Après Noël, c’est encore Noël. On l’attend depuis des mois et le voilà sorti dans quelques malheureuses salles françaises : 20,000 Jours sur Terre de, avec et sur Nick Cave. Certes, le chanteur australien n’est pas le seul aux manettes puisqu’il est « encadré » par les réalisateurs Iain Forsyth & Jane Pollard. Nous voilà plongé dans l’esprit torturé d’un des plus grands artistes du monde.
Le décompte commence entre images d’archives d’une carrière dense et intense. Ce sera tout ce qu’on verra du passé de Cave d’ailleurs, de manière rapide, bruyante, épileptique, un peu comme si on voulait nous faire un lavage de cerveau. On n’en a pas besoin parce qu’on aime déjà ce personnage si particulier. Mais ce qui nous intéresse n’est pas forcément toutes ces images finalement, mais bien plus ce qui se passe dans la tête du bonhomme.
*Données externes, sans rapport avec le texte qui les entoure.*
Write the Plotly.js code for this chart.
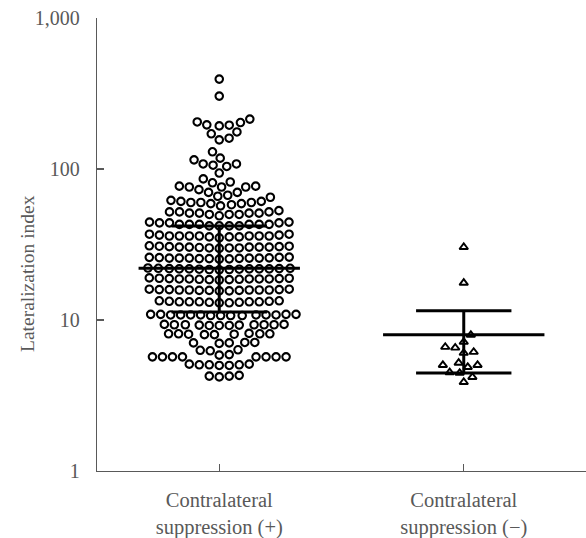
<!DOCTYPE html>
<html>
<head>
<meta charset="utf-8">
<script src="https://cdn.plot.ly/plotly-3.0.1.min.js"></script>
<style>html,body{margin:0;padding:0;background:#fff;}#chart{width:586px;height:538px;}</style>
</head>
<body>
<div id="chart"></div>
<script>
// ---- data ----
const categories = ["Contralateral<br>suppression (+)", "Contralateral<br>suppression (\u2212)"];
const yTickVals = [1, 10, 100, 1000];
const yTickText = ["1", "10", "100", "1,000"];

// Contralateral suppression (+) : lateralization index of each case
const suppPlus = [
  394, 304,
  214, 205, 196, 193, 195, 203,
  176, 171, 160, 156,
  130,
  118, 115, 108, 106, 104, 108,
  94,
  86, 81, 77, 76, 76, 76, 77, 82,
  70, 66, 65, 67, 70, 73,
  60, 59, 61, 58, 60, 62, 59, 57, 61, 60,
  51, 52, 50, 51, 53, 50, 52, 51, 49, 52, 51, 50,
  43, 44, 42, 43, 44.5, 43, 42, 44, 43, 42, 44, 43, 44.5, 42, 43,
  36, 36.5, 35.5, 36, 37, 36, 35.5, 36.5, 36, 35, 36, 37, 36, 35.5, 36,
  30.4, 30, 30.8, 30.4, 30, 31, 30.4, 29.8, 30.6, 30.4, 30, 30.8, 30.2, 30.4, 30.6,
  25.7, 25.5, 26, 25.7, 25.3, 26, 25.7, 25.5, 25.9, 25.7, 25.4, 26.1, 25.7, 25.6, 25.8,
  21.8, 22, 21.6, 21.8, 22.1, 21.5, 21.8, 21.9, 21.7, 21.8, 22, 21.6, 21.8, 21.9, 21.7,
  18.7, 18.9, 18.5, 18.7, 18.8, 18.6, 18.7, 19, 18.4, 18.7, 18.8, 18.6, 18.7, 18.9, 18.5,
  15.8, 15.9, 15.7, 15.8, 16, 15.6, 15.8, 15.9, 15.7, 15.8, 16, 15.6, 15.8, 15.9, 15.7,
  13.2, 13.3, 13.1, 13.2, 13.4, 13, 13.2, 13.3, 13.1, 13.2, 13.4, 13, 13.2,
  10.8, 10.9, 10.7, 10.8, 10.9, 10.7, 10.8, 10.8, 10.9, 10.7, 10.8, 10.9, 10.7, 10.8, 10.8,
  9.3, 9.2, 9.35, 9.25, 9.3, 9.2, 9.35, 9.3, 9.25, 9.3, 9.2, 9.3,
  8.1, 8.05, 8.1, 8.0, 8.15, 8.1, 8.05, 8.1, 8.0,
  7.05, 7.1, 7.0, 7.05, 7.1,
  6.3, 6.35, 6.25,
  5.9, 5.85,
  5.7, 5.7, 5.7, 5.7, 5.7, 5.7, 5.7, 5.7,
  5.05, 5.0, 5.1, 5.05, 5.0, 5.1, 5.05,
  4.25, 4.2, 4.25, 4.3
];

// Contralateral suppression (-) : lateralization index of each case
const suppMinus = [30.4, 17.6, 7.96, 7.15, 6.63, 6.55, 6.14, 6.05, 5.2, 5.03, 5.03, 4.88, 4.5, 4.46, 4.19, 3.88];

// summary lines (centre line and the two whiskers)
const centerValue = [22, 8];
const lowerValue = [11.3, 4.45];
const upperValue = [42, 11.5];

// ---- layout constants ----
const W = 586, H = 538;
const M = {l: 97, r: 0, t: 18, b: 67};
const plotW = W - M.l - M.r, plotH = H - M.t - M.b;
const xRange = [-0.5, 1.5], yRange = [0, 3];
const pxPerX = plotW / (xRange[1] - xRange[0]);
const pxPerDecade = plotH / (yRange[1] - yRange[0]);
const DOT = 10; // px spacing between neighbouring dots

function swarm(vals, centre) {
  const pts = vals.map(v => ({v: v, py: Math.log10(v) * pxPerDecade})).sort((a, b) => a.py - b.py);
  const placed = [];
  for (const p of pts) {
    const cands = [0];
    for (const q of placed) {
      const dy = Math.abs(q.py - p.py);
      if (dy < DOT) {
        const dx = Math.sqrt(DOT * DOT - dy * dy);
        cands.push(q.px + dx, q.px - dx);
      }
    }
    cands.sort((a, b) => Math.abs(a) - Math.abs(b));
    for (const c of cands) {
      if (placed.every(q => (q.px - c) ** 2 + (q.py - p.py) ** 2 >= DOT * DOT - 1e-6)) { p.px = c; break; }
    }
    placed.push(p);
  }
  return {x: placed.map(p => centre + p.px / pxPerX), y: placed.map(p => p.v)};
}

const s0 = swarm(suppPlus, 0);
const s1 = swarm(suppMinus, 1);

const traces = [
  {type: 'scatter', mode: 'markers', x: s0.x, y: s0.y, hoverinfo: 'y',
   marker: {symbol: 'circle-open', size: 7.5, color: '#000', line: {color: '#000', width: 2.1}}},
  {type: 'scatter', mode: 'markers', x: s1.x, y: s1.y, hoverinfo: 'y',
   marker: {symbol: 'triangle-up-open', size: 7.5, color: '#000', line: {color: '#000', width: 1.9}}}
];

const wideHalf = 0.33, narrowHalf = 0.195;
[0, 1].forEach(i => {
  const ln = {color: '#000', width: 3};
  traces.push({type: 'scatter', mode: 'lines', x: [i - wideHalf, i + wideHalf], y: [centerValue[i], centerValue[i]], line: ln, hoverinfo: 'skip'});
  traces.push({type: 'scatter', mode: 'lines', x: [i - narrowHalf, i + narrowHalf], y: [upperValue[i], upperValue[i]], line: ln, hoverinfo: 'skip'});
  traces.push({type: 'scatter', mode: 'lines', x: [i - narrowHalf, i + narrowHalf], y: [lowerValue[i], lowerValue[i]], line: ln, hoverinfo: 'skip'});
  traces.push({type: 'scatter', mode: 'lines', x: [i, i], y: [lowerValue[i], upperValue[i]], line: ln, hoverinfo: 'skip'});
});

const FONT = "'Liberation Serif', 'Times New Roman', serif";
const GREY = '#595959';

const layout = {
  width: W, height: H,
  margin: M,
  showlegend: false,
  paper_bgcolor: '#fff', plot_bgcolor: '#fff',
  font: {family: FONT, size: 20, color: GREY},
  xaxis: {
    range: xRange, tickvals: [0, 1], ticktext: categories,
    showline: true, linecolor: GREY, linewidth: 1.3,
    ticks: 'inside', ticklen: 7, tickwidth: 1.3, tickcolor: GREY,
    showgrid: false, zeroline: false, ticklabelstandoff: 10,
    tickfont: {family: FONT, size: 20.5, color: GREY}
  },
  yaxis: {
    type: 'log', range: yRange, tickvals: yTickVals, ticktext: yTickText,
    showline: true, linecolor: GREY, linewidth: 1.3,
    ticks: 'inside', ticklen: 7, tickwidth: 1.3, tickcolor: GREY,
    showgrid: false, zeroline: false, ticklabelstandoff: 12,
    tickfont: {family: FONT, size: 20, color: GREY}
  },
  annotations: [{
    text: 'Lateralization index', textangle: -90, showarrow: false,
    xref: 'paper', yref: 'paper', x: (27 - M.l) / plotW, y: (H - M.b - 274) / plotH,
    xanchor: 'center', yanchor: 'middle',
    font: {family: FONT, size: 19.5, color: GREY}
  }]
};

Plotly.newPlot('chart', traces, layout, {displayModeBar: false, staticPlot: true});
</script>
</body>
</html>
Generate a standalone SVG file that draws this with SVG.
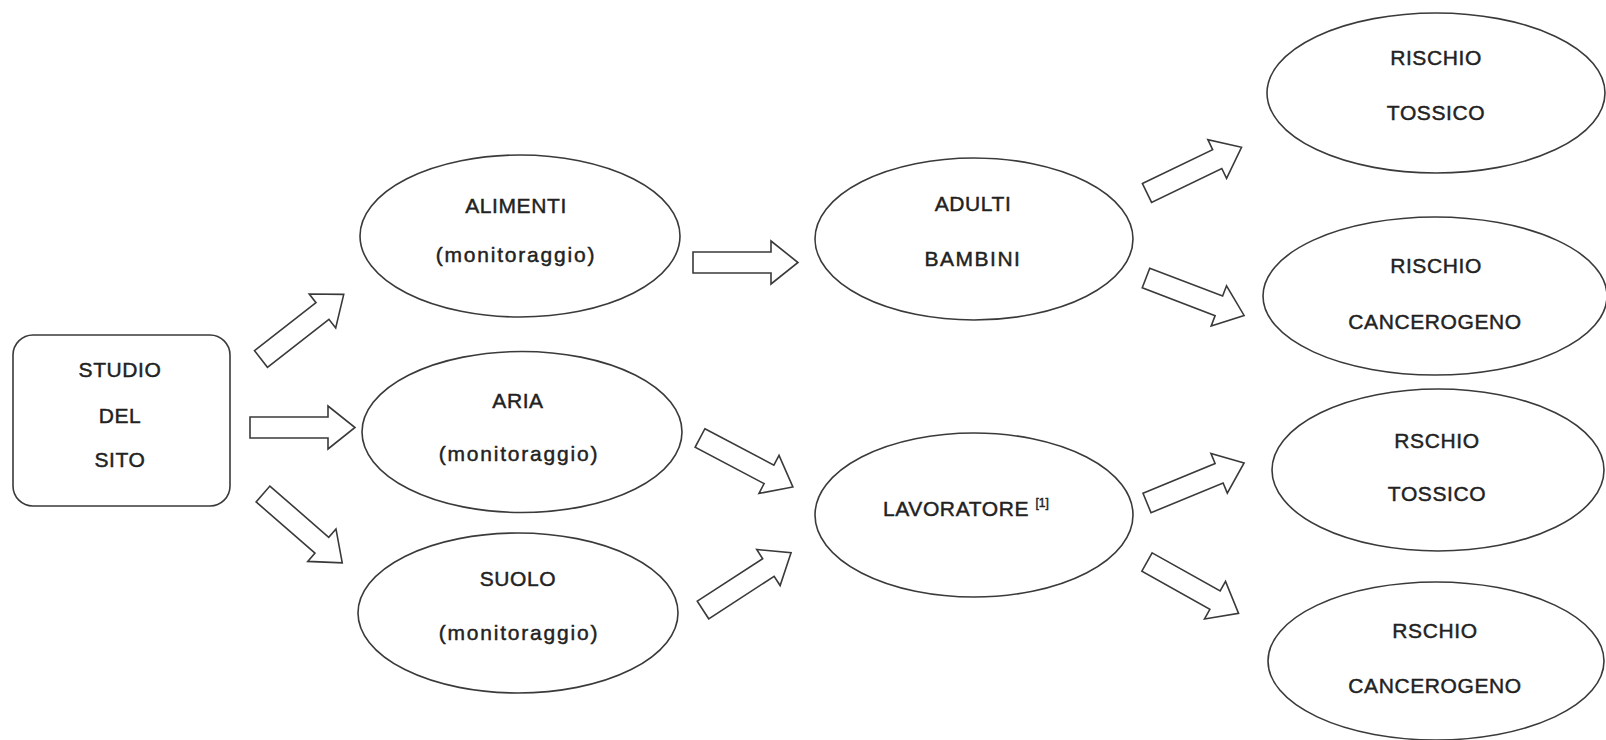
<svg xmlns="http://www.w3.org/2000/svg" width="1606" height="740" viewBox="0 0 1606 740">
<style>
.n{fill:#fff;stroke:#3a3a3a;stroke-width:1.6}
.t{font-family:"Liberation Sans",Arial,sans-serif;font-size:21px;fill:#222;stroke:#222;stroke-width:0.45px;text-anchor:middle;letter-spacing:0.6px}
.m{letter-spacing:1.8px}
.s{font-size:12px;letter-spacing:0}
.a{fill:#fff;stroke:#3a3a3a;stroke-width:1.6;stroke-linejoin:miter}
</style>
<defs>
<path id="arr" d="M0,-10.5 H78 V-21.5 L105,0 L78,21.5 V10.5 H0 Z"/>
</defs>
<rect width="1606" height="740" fill="#fff"/>
<g id="connectors">
<use href="#arr" class="a" transform="translate(261,359) rotate(-38)"/>
<use href="#arr" class="a" transform="translate(250,427.5)"/>
<use href="#arr" class="a" transform="translate(263,494) rotate(41)"/>
<use href="#arr" class="a" transform="translate(693,262.5)"/>
<use href="#arr" class="a" transform="translate(700,438) rotate(27.8)"/>
<use href="#arr" class="a" transform="translate(703,610) rotate(-33)"/>
<use href="#arr" class="a" transform="translate(1147,193) rotate(-25.8)"/>
<use href="#arr" class="a" transform="translate(1146,278) rotate(20.9)"/>
<use href="#arr" class="a" transform="translate(1147,503) rotate(-22.4)"/>
<use href="#arr" class="a" transform="translate(1147,562) rotate(29.3)"/>
</g>
<g id="studio">
<rect class="n" x="13" y="335" width="217" height="171" rx="20"/>
<text class="t" x="120" y="377">STUDIO</text>
<text class="t" x="120" y="423">DEL</text>
<text class="t" x="120" y="467">SITO</text>
</g>
<g id="alimenti">
<ellipse class="n" cx="520" cy="236" rx="160" ry="81"/>
<text class="t" x="516" y="213">ALIMENTI</text>
<text class="t m" x="516" y="262">(monitoraggio)</text>
</g>
<g id="aria">
<ellipse class="n" cx="522" cy="432" rx="160" ry="80.5"/>
<text class="t" x="518" y="408">ARIA</text>
<text class="t m" x="519" y="461">(monitoraggio)</text>
</g>
<g id="suolo">
<ellipse class="n" cx="518" cy="613" rx="160" ry="80"/>
<text class="t" x="518" y="586">SUOLO</text>
<text class="t m" x="519" y="640">(monitoraggio)</text>
</g>
<g id="adulti">
<ellipse class="n" cx="974" cy="239" rx="159" ry="81"/>
<text class="t" x="973" y="211">ADULTI</text>
<text class="t" x="973" y="266" style="letter-spacing:1.5px">BAMBINI</text>
</g>
<g id="lavoratore">
<ellipse class="n" cx="974" cy="515" rx="159" ry="82"/>
<text class="t" x="883" y="516" style="text-anchor:start">LAVORATORE <tspan class="s" dy="-9">[1]</tspan></text>
</g>
<g id="rischio-tossico">
<ellipse class="n" cx="1436" cy="93" rx="169" ry="80"/>
<text class="t" x="1436" y="65">RISCHIO</text>
<text class="t" x="1436" y="120">TOSSICO</text>
</g>
<g id="rischio-cancerogeno">
<ellipse class="n" cx="1435" cy="296" rx="172" ry="79"/>
<text class="t" x="1436" y="273">RISCHIO</text>
<text class="t" x="1435" y="329">CANCEROGENO</text>
</g>
<g id="rschio-tossico">
<ellipse class="n" cx="1438" cy="470" rx="166" ry="81"/>
<text class="t" x="1437" y="448">RSCHIO</text>
<text class="t" x="1437" y="501">TOSSICO</text>
</g>
<g id="rschio-cancerogeno">
<ellipse class="n" cx="1436" cy="661" rx="168" ry="79"/>
<text class="t" x="1435" y="638">RSCHIO</text>
<text class="t" x="1435" y="693">CANCEROGENO</text>
</g>
</svg>
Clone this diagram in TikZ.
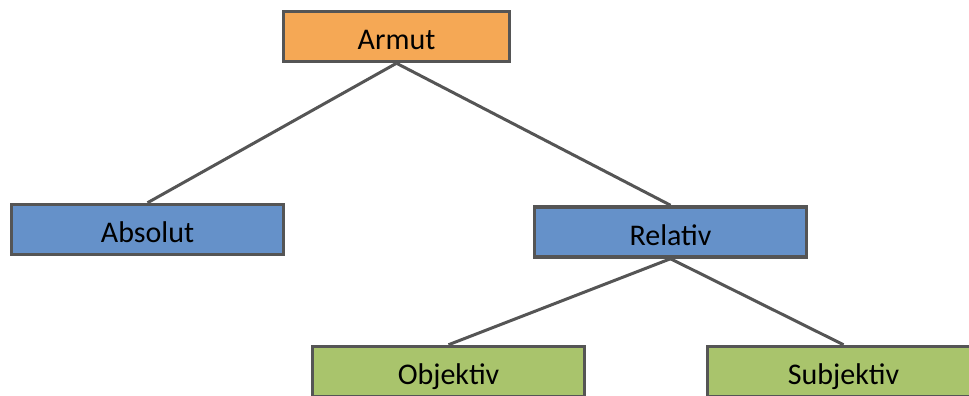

Il est 7h du matin. Nick Cave a déjà les yeux ouverts dans le lit. Il finit de sortir de la couette, ouvre le volet, qui rappelle la pochette magnifique de Push the Sky Away. Pas étonnant puisque l’histoire se passe avant et pendant l’enregistrement dudit album. Mais, c’est aussi et surtout le 20000e jour sur Terre de Nick Cave. Il est temps de se confesser au monde.
Mi documentaire, mi film « écrit », 20,000 jours sur Terre est un savant mélange de pensées narrées par l’inclassable Cave sur la composition, l’écriture surtout et son passé ; de discussions avec des fantômes de sa carrière (Kylie Minogue et Blixa Bargeld), ou avec son psy Darian Leader. Filmé avec douceur et justesse, la caméra suit l’artiste lors de ses pérégrinations mentales et ses échanges. Les trajets en voiture sont des passages importants et joliment mis en image, comme si finalement, ces apparitions de « fantômes » précités n’ont leur place que lorsque Cave conduit sa voiture dans Brighton, sa ville d’adoption. Des moments de retours en arrière alors qu’il n’a de cesse d’avancer.
Mais bien entendu, on ne peut pas parler de Nick Cave sans parler de sa relation avec la musique. L’écriture est un des fils conducteurs des discussions diverses, tout comme les performances scéniques, et la composition musicale. Et puis, il y a plusieurs Nick Cave : celui qui parle, raconte ; et celui, plus « mystique », qui prend forme sur scène. On assiste d’ailleurs à quelques moments live à nous donner des frissons et nous ramener à un soir de juillet 2013 à Fourvière.
Ne l’oublions pas, ce n’est pas un documentaire comme les autres. Au moment du générique, le « Written by » nous réveille et finalement, on se demande où étaient les « véritables » confessions, les dialogues « écrits ». Les mots sont toujours bien choisis, c’est l’un des talents de Cave. L’autre étant de brouiller les pistes. Mais on s’en fiche de savoir la vérité. Ce qui est important, c’est que cet artiste génial (au sens propre du terme) a trouvé un film à sa hauteur : profond, juste, grand, sec et mystérieux.
A voir d’urgence, même pour les gens qui ne connaîtraient pas l’œuvre du monsieur. Ça pourrait leur donner envie d’en entendre davantage.